Слава о литературных талантах Бронштейна росла и скоро дошла до заграничных революционных кружков. Руководящим органом русских социал-демократов в то время была издававшаяся в Женеве и тайно переправлявшаяся в Россию газета «Искра». Несмотря на то, что во главе её стояли такие силы, как Г. В. Плеханов, родоначальник научного соцализма в России; его не менее великий антипод Ленин, вождь большевиков и вершитель судеб России впоследствии, Аксельрод, Засулич, Дейч, Потресов, Мартов, — «Искра» не могла пренебречь такою восходящею звездою, как Бронштейн. И он получил приглашение принять активное участие в газете. Бронштейн не заставил себя долго ждать. Он бросил крокет, жену и двух детей (второй только что родился) и бежал из ссылки, пробыв там около года. На время я потерял его из вида.

Глава пятая За границей

II-ой съезд Р. С. Д. Р. П. и раскол в партии. — Большевики и меньшевики. — Бронштейн-Троцкий, Плеханов и Ленин.
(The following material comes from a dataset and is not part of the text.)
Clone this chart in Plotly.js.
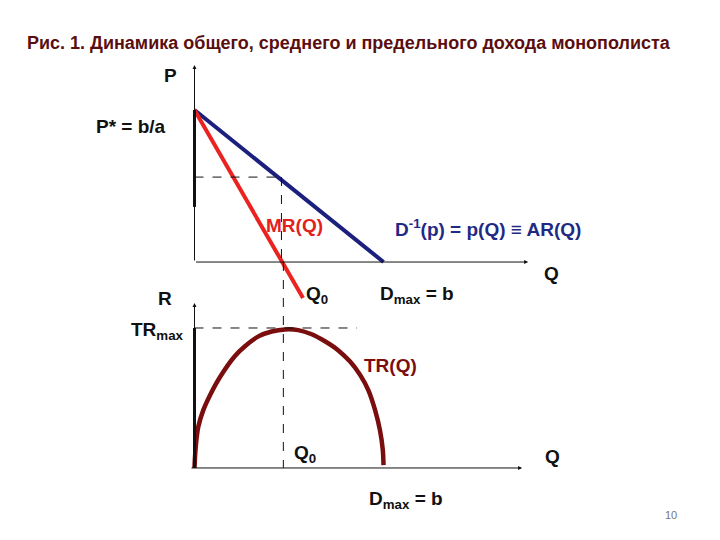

В ноябре 1902 года я, окончив, срок ссылки, вернулся в Николаев. Там, мне скоро пришлось с головой окунуться в дела местной социал-демократической организации. Хотя память о Sturm und Drang периоде времён Львова (Бронштейна) ещё не умерла, но организация влачила жалкое существование. В то время, как при Бронштейне подпольно-общественное дело было всё, а частная жизнь революционера была лишь придатком к ней (вспомните «Вера без дела мертва есть»), — теперь интеллигенты, стоявшие во главе организации, были заняты своими частными делами, отдавая революции лишь крохи свободного от личных дел времени, да и то ещё с опаской, как бы не повредить себе и своей кое-как налаженной маленькой карьере.

Понятно, что при таких условиях, дела шли через пень-колоду.

При помощи привезённых из Сибири связей мне удалось организовать более правильную доставку нелегальной литературы. Я устроил получение единичных экземпляров «Искры», завёл связи с нелегальной типографией «Организационного комитета» и стал печатать листки. Скоро организация наша пополнилась притоком нескольких новых интеллигентных сил, и мы сообща дружно взялись за работу. Мы возобновили издание «Нашего Дела», уже в печатном, а не гектографированном виде, начав с 4-го номера, того номера, на котором остановился Бронштейн.

Работа в организации освежилась и оживилась. Незаметно прошло несколько месяцев. Между нашей организацией и соцал-демократическими организациями других городов завязались более или менее прочные связи. И мы послали своего делегата на партийный съезд, состоявшийся в Лондоне в 1903 году.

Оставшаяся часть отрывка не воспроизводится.